Au final, neuf personnes sont poursuivies. Cinq d’entre elles, dont Antonin Bernanos, encourent dix ans de prison pour violences volontaires aggravées par cinq circonstances (sur personne dépositaire de l’autorité publique, en réunion, avec usage d’une arme, par des personnes dissimulant leur visage, avec préméditation). Elles étaient au départ poursuivies pour tentative d’homicide involontaire, des faits passibles de la cour d’assises, mais les juges d’instruction ont correctionnalisé l’affaire. Quant à Angel Bernanos et aux deux autres prévenus, ils sont désormais simplement poursuivis pour avoir « participé à un groupement en vue de la préparation de violences volontaires ». Des faits punis d’un an d’emprisonnement et de 15 000 euros d’amende.
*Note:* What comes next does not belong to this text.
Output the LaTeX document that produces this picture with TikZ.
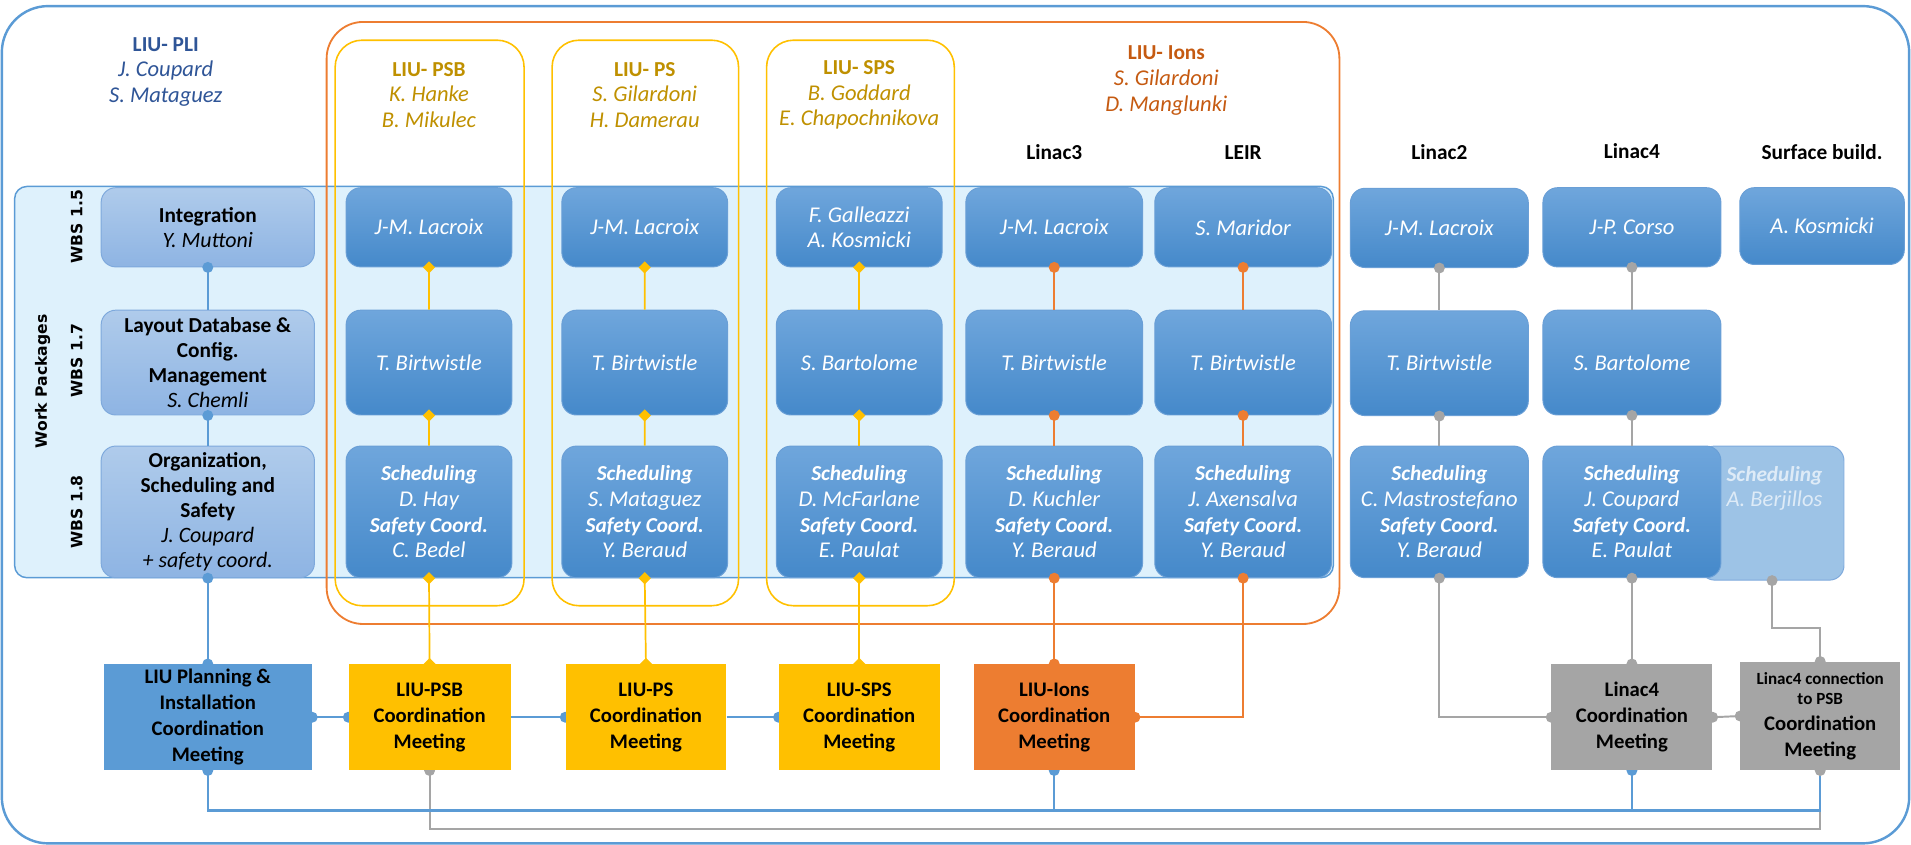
\documentclass[tikz,border=0pt]{standalone}
\usepackage{fontspec}
\setmainfont{Carlito}
\newfontfamily\wbsfont{DejaVu Sans}
\definecolor{liublue}{HTML}{5B9BD5}
\definecolor{liuband}{HTML}{DEF1FC}
\definecolor{liuorange}{HTML}{ED7D31}
\definecolor{liugold}{HTML}{FFC000}
\definecolor{liugray}{HTML}{A5A5A5}
\definecolor{boxtop}{HTML}{6FA6DC}
\definecolor{boxbot}{HTML}{4589CA}
\definecolor{boxline}{HTML}{6A9FD6}
\definecolor{wptop}{HTML}{AFCBEB}
\definecolor{wpbot}{HTML}{8EB4E3}
\definecolor{wpline}{HTML}{7EA9DC}
\definecolor{plitext}{HTML}{2F5597}
\definecolor{goldtext}{HTML}{BF9000}
\definecolor{ionstext}{HTML}{C55A11}
\definecolor{berjfill}{HTML}{9DC3E6}
\definecolor{berjtext}{HTML}{DEEBF7}
\pgfdeclarelayer{front}
\pgfsetlayers{main,front}
\newcommand{\bt}[1]{\textbf{\fontsize{17.5}{21}\selectfont #1}}
\newcommand{\schedtext}[2]{\bt{Scheduling}\\#1\\\bt{Safety Coord.}\\#2}
\begin{document}
\begin{tikzpicture}[x=1pt,y=-1pt,
    every node/.style={inner sep=0pt,align=center,font=\fontsize{18.5}{21}\selectfont},
    pbox/.style={draw=boxline,line width=0.8pt,rounded corners=12pt,top color=boxtop,bottom color=boxbot,
      text=white,minimum width=#1,font=\fontsize{18.5}{21}\selectfont\itshape},
    pbox/.default=136pt,
    wpbox/.style={draw=wpline,line width=0.8pt,rounded corners=12pt,top color=wptop,bottom color=wpbot,
      minimum width=175pt,font=\fontsize{18}{20.6}\selectfont},
    rowa/.style={minimum height=65pt},
    rowb/.style={minimum height=86pt},
    rowc/.style={minimum height=108pt},
    meet/.style={minimum width=132pt,minimum height=87pt,font=\fontsize{17}{21.3}\selectfont\bfseries},
    grp/.style={draw=liugold,line width=1.3pt,rounded corners=22pt},
    hdr/.style={font=\fontsize{17.5}{21}\selectfont\bfseries},
    wbs/.style={rotate=90,font=\wbsfont\fontsize{12.8}{15}\selectfont\bfseries},
    conb/.style={liublue,line width=1.8pt},
    cono/.style={liuorange,line width=1.8pt},
    cong/.style={liugray,line width=1.6pt},
    cony/.style={liugold,line width=1.4pt}]
\useasboundingbox (0,0) rectangle (1568,693);
% frames
\draw[liublue,line width=2pt,rounded corners=38pt] (1.5,5) rectangle (1566.5,692);
\draw[liublue,line width=1.2pt,fill=liuband,rounded corners=10pt] (12,153) rectangle (1094,474);
\draw[liuorange,line width=1.5pt,rounded corners=30pt] (268,18) rectangle (1099,512);
\foreach \a/\b in {275/430,453/606,629/783}
  \draw[grp] (\a,33) rectangle (\b,497);
% headers
\node[text=plitext] (plihead) at (136,59) {\bt{LIU- PLI}\\\textit{J. Coupard}\\\textit{S. Mataguez}};
\node[text=goldtext] (psbhead) at (352,78) {\bt{LIU- PSB}\\\textit{K. Hanke}\\\textit{B. Mikulec}};
\node[text=goldtext] (pshead) at (529,78) {\bt{LIU- PS}\\\textit{S. Gilardoni}\\\textit{H. Damerau}};
\node[text=goldtext] (spshead) at (705,78) {\bt{LIU- SPS}\\\textit{B. Goddard}\\\textit{E. Chapochnikova}};
\node[text=ionstext] (ionshead) at (957,66) {\bt{LIU- Ions}\\\textit{S. Gilardoni}\\\textit{D. Manglunki}};
\node[hdr] (l3head) at (865,125) {Linac3};
\node[hdr] (leirhead) at (1020,125) {LEIR};
\node[hdr] (l2head) at (1181,125) {Linac2};
\node[hdr] (l4head) at (1339,124) {Linac4};
\node[hdr] (sbhead) at (1495,125) {Surface build.};
\node[wbs] (wbs15) at (63,186) {WBS 1.5};
\node[wbs] (wbs17) at (63,296) {WBS 1.7};
\node[wbs] (wbs18) at (63,420) {WBS 1.8};
\node[wbs] (wpk) at (35,313) {Work Packages};
% work packages
\node[wpbox,rowa] (wpA) at (170.5,186.5) {\bt{Integration}\\\textit{Y. Muttoni}};
\node[wpbox,rowb] (wpB) at (170.5,297.5) {\bt{Layout Database \&}\\\bt{Config.}\\\bt{Management}\\\textit{S. Chemli}};
\node[wpbox,rowc] (wpC) at (170.5,420) {\bt{Organization,}\\\bt{Scheduling and}\\\bt{Safety}\\\textit{J. Coupard}\\\textit{+ safety coord.}};
% machines
\node[pbox,rowa] (psbA) at (352,186.5) {J-M. Lacroix};
\node[pbox,rowb] (psbB) at (352,297.5) {T. Birtwistle};
\node[pbox,rowc] (psbC) at (352,420) {\schedtext{D. Hay}{C. Bedel}};
\node[pbox,rowa] (psA) at (529,186.5) {J-M. Lacroix};
\node[pbox,rowb] (psB) at (529,297.5) {T. Birtwistle};
\node[pbox,rowc] (psC) at (529,420) {\schedtext{S. Mataguez}{Y. Beraud}};
\node[pbox,rowa] (spsA) at (705,186.5) {F. Galleazzi\\A. Kosmicki};
\node[pbox,rowb] (spsB) at (705,297.5) {S. Bartolome};
\node[pbox,rowc] (spsC) at (705,420) {\schedtext{D. McFarlane}{E. Paulat}};
\node[pbox=145pt,rowa] (l3A) at (865,186.5) {J-M. Lacroix};
\node[pbox=145pt,rowb] (l3B) at (865,297.5) {T. Birtwistle};
\node[pbox=145pt,rowc] (l3C) at (865,420) {\schedtext{D. Kuchler}{Y. Beraud}};
\node[pbox=145pt,rowa] (leirA) at (1020,186.5) {S. Maridor};
\node[pbox=145pt,rowb] (leirB) at (1020,297.5) {T. Birtwistle};
\node[pbox=145pt,rowc] (leirC) at (1020,420) {\schedtext{J. Axensalva}{Y. Beraud}};
\node[pbox=146pt,rowa] (l2A) at (1181,187) {J-M. Lacroix};
\node[pbox=146pt,rowb] (l2B) at (1181,298) {T. Birtwistle};
\node[pbox=146pt,rowc] (l2C) at (1181,420) {\schedtext{C. Mastrostefano}{Y. Beraud}};
\node[draw=wpline,line width=0.8pt,rounded corners=12pt,fill=berjfill,minimum width=118pt,minimum height=110pt] (berj) at (1454,421) {};
\node[text=berjtext,anchor=north,font=\fontsize{18.5}{21}\selectfont\itshape] (berjtxt) at (1456,382.5) {\bt{Scheduling}\\A. Berjillos};
\node[pbox=146pt,rowa] (l4A) at (1339,186.5) {J-P. Corso};
\node[pbox=146pt,rowb] (l4B) at (1339,297.5) {S. Bartolome};
\node[pbox=146pt,rowc] (l4C) at (1339,420) {\schedtext{J. Coupard}{E. Paulat}};
\node[pbox=135pt,minimum height=63pt] (sbA) at (1495,185.5) {A. Kosmicki};
% meetings
\begin{pgfonlayer}{front}
\node[meet,fill=liublue,minimum width=171pt] (plM) at (170.5,588.5) {LIU Planning \&\\Installation\\Coordination\\Meeting};
\node[meet,fill=liugold,minimum width=133pt] (psbM) at (352.5,588.5) {LIU-PSB\\Coordination\\Meeting};
\node[meet,fill=liugold] (psM) at (530,588.5) {LIU-PS\\Coordination\\Meeting};
\node[meet,fill=liugold] (spsM) at (705,588.5) {LIU-SPS\\Coordination\\Meeting};
\node[meet,fill=liuorange] (ionM) at (865,588.5) {LIU-Ions\\Coordination\\Meeting};
\node[meet,fill=liugray] (l4M) at (1339,588.5) {Linac4\\Coordination\\Meeting};
\node[meet,fill=liugray,minimum width=131pt,minimum height=89pt] (connM) at (1493.5,587.5)
  {{\fontsize{14}{16}\selectfont Linac4 connection}\\[-5pt]{\fontsize{14}{16}\selectfont to PSB}\\Coordination\\Meeting};
\end{pgfonlayer}
% connectors
\coordinate (busb) at (0,665);
\coordinate (busg) at (0,680);
\draw[cong] (psbM.south) -- (psbM.south |- busg) -| (connM.south);
\draw[conb] (plM.south) -- (plM.south |- busb) -| (connM.south);
\draw[conb] (ionM.south) -- (ionM.south |- busb) (l4M.south) -- (l4M.south |- busb);
\draw[conb] (wpA.south) -- (wpB.north) (wpB.south) -- (wpC.north) (wpC.south) -- (plM.north)
  (plM.east) -- (psbM.west) (psbM.east) -- (psM.west) (psM.east) -- (spsM.west);
\foreach \p in {wpA.south,wpB.south,wpC.south,plM.north,plM.east,psbM.west,psM.west,spsM.west,plM.south,ionM.south,l4M.south}
  \fill[liublue] (\p) circle (4.5pt);
\foreach \c in {psb,ps,sps}{
  \draw[cony] (\c A.south) -- (\c B.north) (\c B.south) -- (\c C.north) (\c C.south) -- (\c M.north);
  \foreach \p in {\c A.south,\c B.south,\c C.south,\c M.north}
    \fill[liugold] (\p) +(0,-5) -- +(5,0) -- +(0,5) -- +(-5,0) -- cycle;
}
\foreach \c in {l3,leir}
  \draw[cono] (\c A.south) -- (\c B.north) (\c B.south) -- (\c C.north);
\draw[cono] (l3C.south) -- (ionM.north);
\draw[cono] (leirC.south) |- (ionM.east);
\foreach \p in {l3A.south,l3B.south,l3C.south,leirA.south,leirB.south,leirC.south,ionM.north,ionM.east}
  \fill[liuorange] (\p) circle (4.5pt);
\foreach \c in {l2,l4}
  \draw[cong] (\c A.south) -- (\c B.north) (\c B.south) -- (\c C.north);
\draw[cong] (l2C.south) |- (l4M.west);
\draw[cong] (l4C.south) -- (l4M.north);
\draw[cong] (berj.south) -- ++(0,39) -| (connM.north);
\draw[cong] (l4M.east) -- (connM.west);
\foreach \p in {l2A.south,l2B.south,l2C.south,l4A.south,l4B.south,l4C.south,berj.south,
    l4M.west,l4M.north,l4M.east,connM.north,connM.west,connM.south,psbM.south}
  \fill[liugray] (\p) circle (4.5pt);
\end{tikzpicture}
\end{document}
Jusqu’à vendredi, huit personnes se tasseront donc sur les bancs des prévenus. Un neuvième homme, un Suisse de 28 ans soupçonné d’avoir lancé la fusée de détresse, fait l’objet d’un mandat d’arrêt. Trois ont reconnu les faits. Arrêtée lors d’une manifestation fin mai, Kara B., transgenre américaine de 28 ans, a expliqué avoir jeté un plot sur la voiture, « mue par l’excitation et la colère ». Nicolas F., chômeur de 40 ans, a lui reconnu avoir frappé le véhicule à plusieurs reprises à l’aide d’une barre de fer avant d’en briser le pare-brise arrière. Il a précisé avoir « basculé » à la suite des violences policières dans les cortèges contre la loi travail. Tous deux sont en détention provisoire. Enfin, Thomas R., 20 ans, expliquait ses coups de pied sur la voiture de police par « l’effet de groupe et la colère d’avoir reçu un tir de Flash-Ball lors d’une précédente mobilisation ».

Seulement quatre demi-journées d’audience seront consacrées à ce procès. Le collectif Libérons-les appelle à venir soutenir les prévenus chaque jour à partir de 13 heures au TGI de Paris. Un rassemblement à l’initiative du Front social, soutenu par des personnalités comme Danièle Obono (député France insoumise de Paris), Olivier Besancenot, Frédéric Lordon et plusieurs organisations syndicales, associatives et politiques, est organisé ce soir à 19 heures devant le tribunal.